We set off quite early for us and we didn't see any boats on the move until we were back on the main line. The first 4 locks below Wilstone have to be left empty with a paddle up as the chambers leak. BW are fitting extra bollards both prior to the locks, minimum 3 and at the locks, 3 down one side and 2 the other and these are narrow locks. The second and third locks from the bottom are fitted with anti vandal locks, these require a BW key to open them and as the bottom gates are padlocks which hold the key captive until relocked makes bit of mucking about. Just above the third lock there were two gents fishing right on the lock moorings. I nosed the boat against the top gate for Diana to get off and they made it plain they intended to continue fishing no matter what.
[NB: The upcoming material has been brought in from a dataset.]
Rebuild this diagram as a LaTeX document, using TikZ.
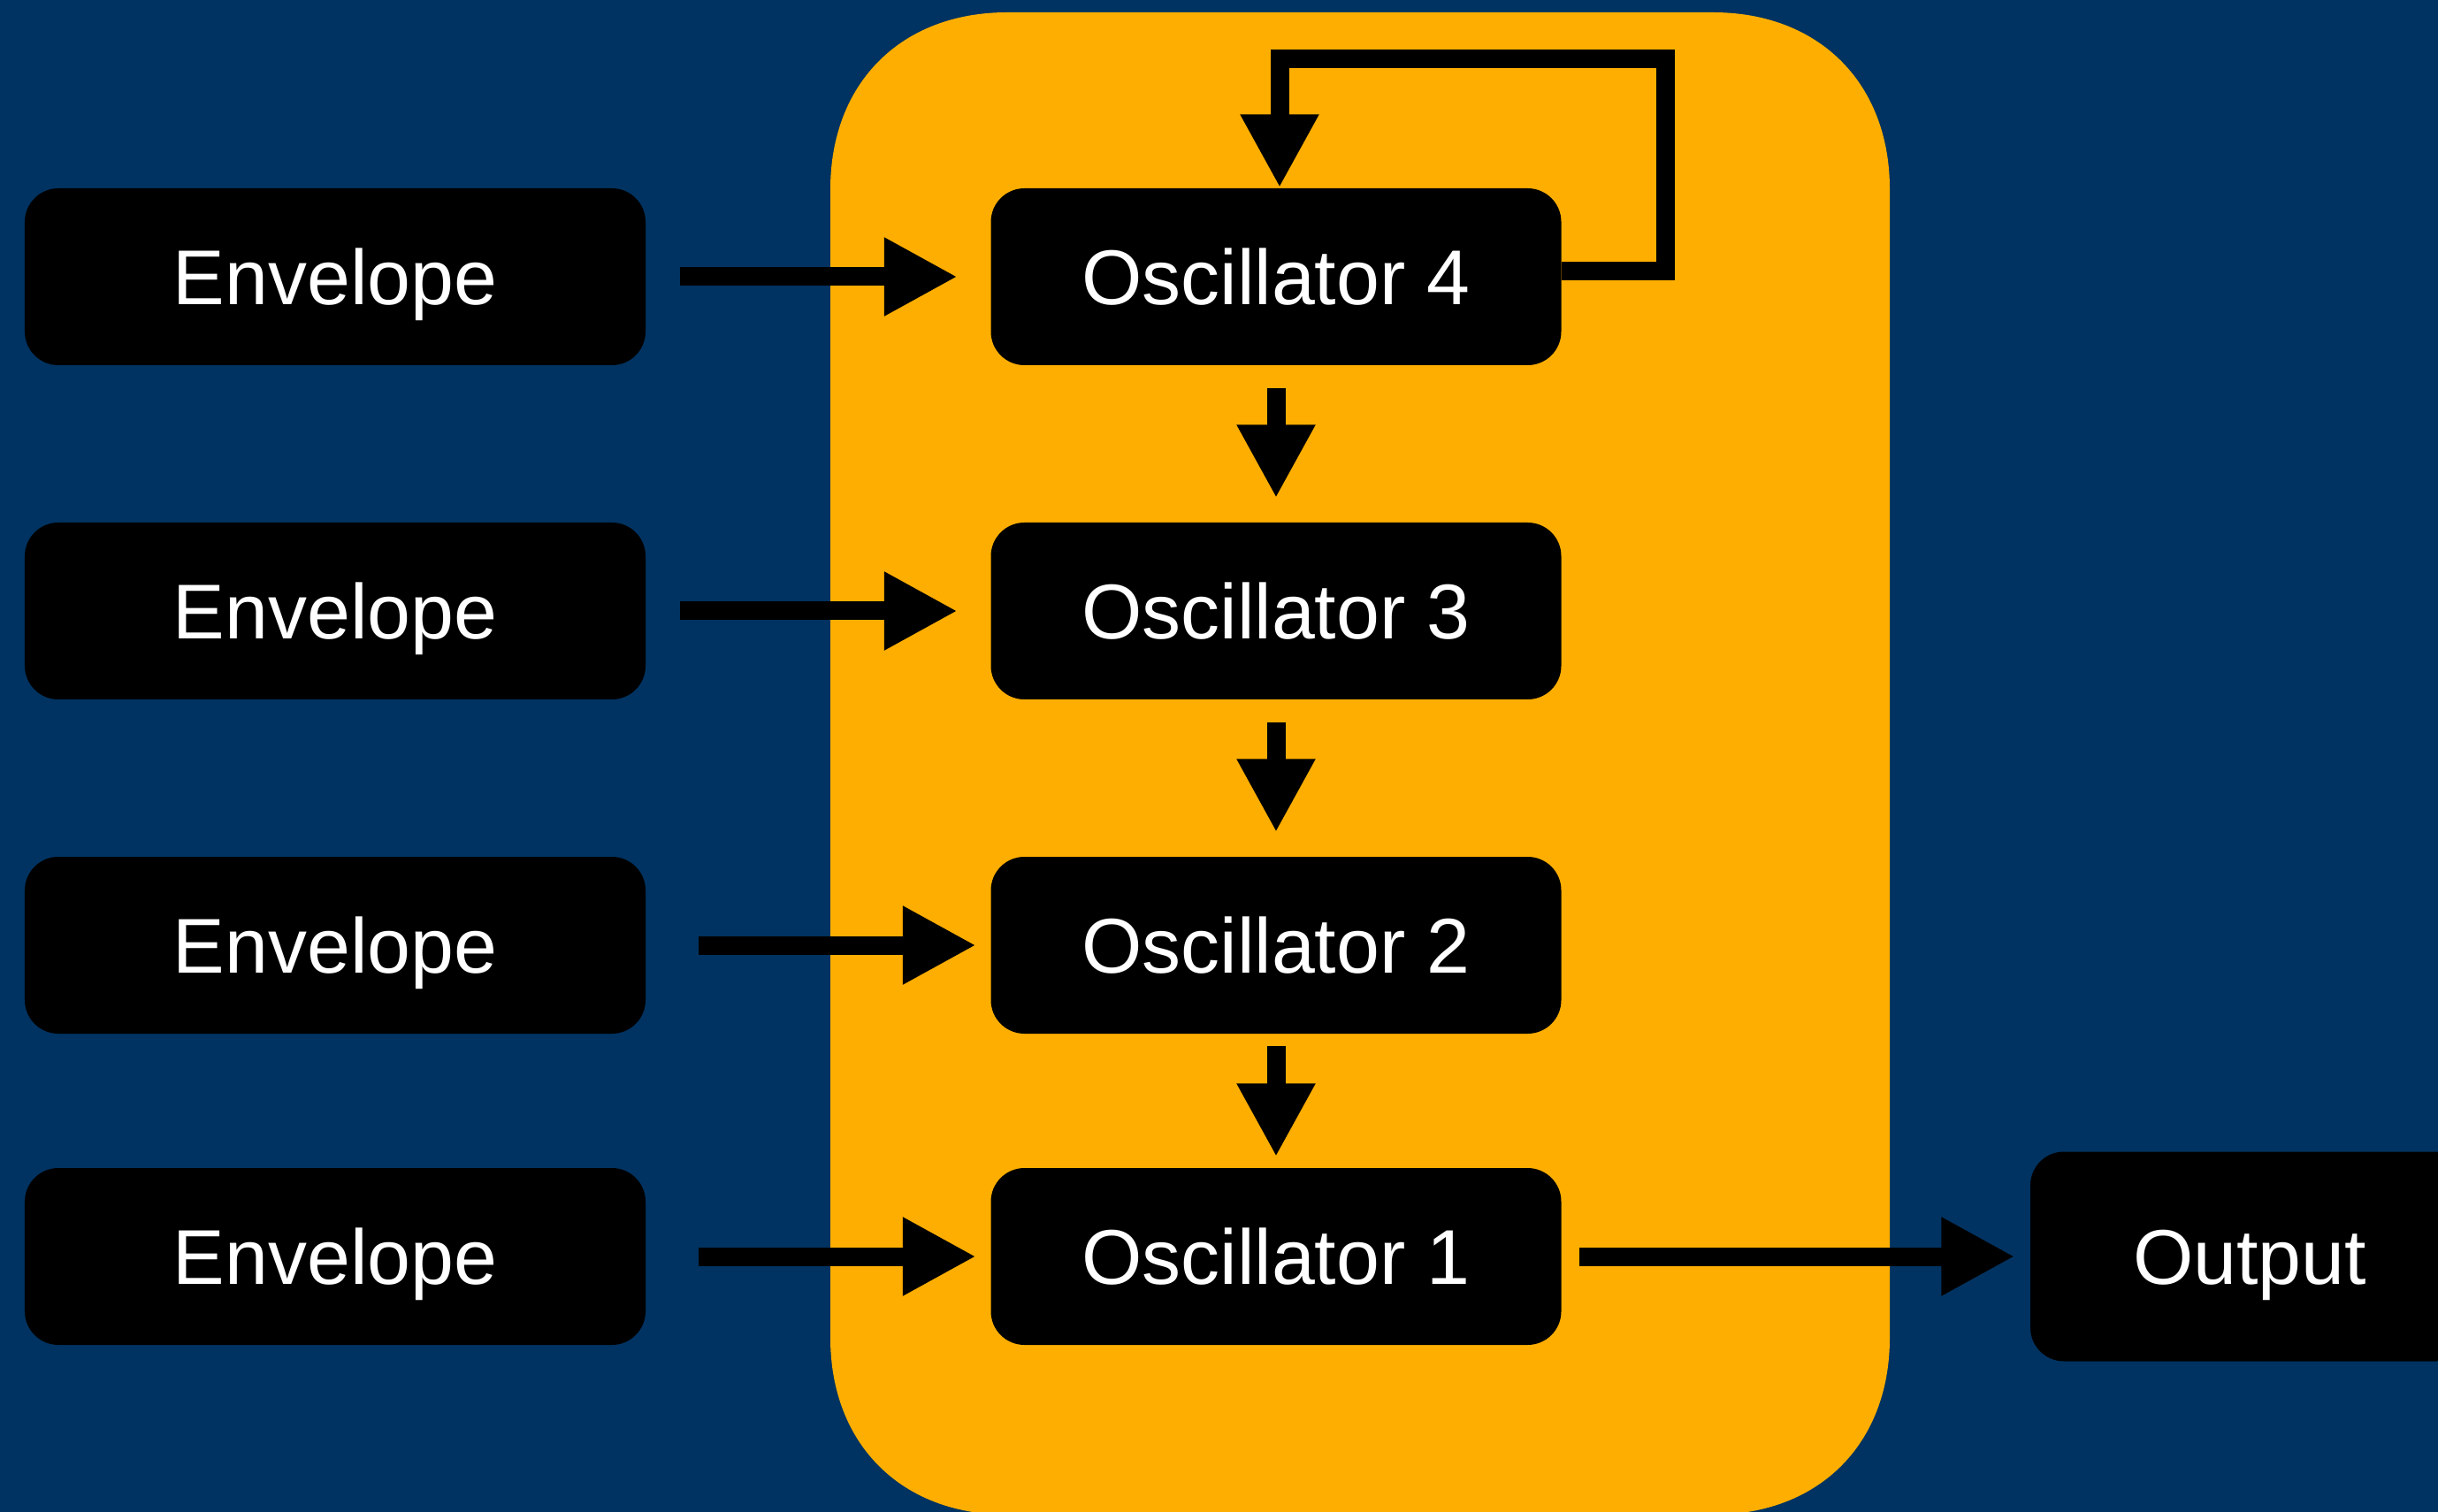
\documentclass[tikz,border=0pt]{standalone}
\usepackage{fontspec}
\setmainfont{Liberation Sans}
\usetikzlibrary{arrows.meta}
\definecolor{navy}{RGB}{0,51,97}
\definecolor{panel}{RGB}{254,174,0}
\begin{document}
\begin{tikzpicture}[
  box/.style={fill=black, rounded corners=0.38cm, text=white,
    font=\fontsize{25}{30}\selectfont, inner sep=0pt,
    text height=0.63cm, text depth=0cm, minimum height=2.0cm},
  env/.style={box, minimum width=7.02cm},
  osc/.style={box, minimum width=6.45cm},
  arr/.style={line width=0.21cm, -{Triangle[width=0.83cm,length=0.83cm]}}
]
\clip (0,0) rectangle (27.57,-17.10);
\fill[navy] (0,0) rectangle (27.57,-17.10);
\fill[panel] (9.39,-2.14) -- (9.39,-15.13)
  .. controls (9.39,-16.33) and (10.19,-17.13) .. (11.39,-17.13)
  -- (19.37,-17.13)
  .. controls (20.57,-17.13) and (21.37,-16.33) .. (21.37,-15.13)
  -- (21.37,-2.14)
  .. controls (21.37,-0.94) and (20.57,-0.14) .. (19.37,-0.14)
  -- (11.39,-0.14)
  .. controls (10.19,-0.14) and (9.39,-0.94) .. (9.39,-2.14) -- cycle;

\node[env] (e1) at (3.79,-3.13) {Envelope};
\node[env] (e2) at (3.79,-6.91) {Envelope};
\node[env] (e3) at (3.79,-10.69) {Envelope};
\node[env] (e4) at (3.79,-14.21) {Envelope};

\node[osc] (o4) at (14.43,-3.13) {Oscillator 4};
\node[osc] (o3) at (14.43,-6.91) {Oscillator 3};
\node[osc] (o2) at (14.43,-10.69) {Oscillator 2};
\node[osc] (o1) at (14.43,-14.21) {Oscillator 1};

\node[box, minimum width=4.96cm, minimum height=2.37cm] (out) at (25.44,-14.21) {Output};

\draw[arr, shorten <=0.38cm, shorten >=0.37cm] (e1) -- (o4);
\draw[arr, shorten <=0.38cm, shorten >=0.37cm] (e2) -- (o3);
\draw[arr, shorten <=0.59cm, shorten >=0.16cm] (e3) -- (o2);
\draw[arr, shorten <=0.59cm, shorten >=0.16cm] (e4) -- (o1);

\draw[arr, shorten <=0.25cm, shorten >=0.27cm] (o4) -- (o3);
\draw[arr, shorten <=0.25cm, shorten >=0.27cm] (o3) -- (o2);
\draw[arr, shorten <=0.13cm, shorten >=0.12cm] (o2) -- (o1);

\draw[arr, shorten <=0.20cm, shorten >=0.17cm] (o1) -- (out);

\coordinate (fb) at (18.83,-0.67);
\draw[arr] ([yshift=0.06cm]o4.east) -| (fb) -| ([xshift=0.04cm]o4.north);
\end{tikzpicture}
\end{document}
I pulled back so Diana could open the gate and then forward to straighten up and enter the lock, at this point his float disappeared beneath the boat and he started to try to play me in. I think I will probably find a hook on the stern gear somewhere. We went right to the end of the Aylesbury arm and moored on the visitor moorings for a couple of hours while we went into town. Just as we returned to the boat it started to rain so we pushed off clobbered up with coats. By the Tesco moorings there is the remains of a cruiser that has been burnt out. A little further up the canal the water has started to flow into a field on the off side as the level of the bank is the same as the water level and even small depressions let the water flow out. A long section of the canal has reeds encroaching from both sides with just a boats width down the centre of open water. The canal gave a good harvest of fishing floats probably 12-18 with 6 on one bush alone. As we approached the top pair of locks we met a lady with a windless, her husband and boat were waiting at the top to come down. The only boat we had seen on the move all day. We moored for the night just below the locks at 7-30 pm and walked over to The White Lion to eat and I must say it was much better than last time we visited.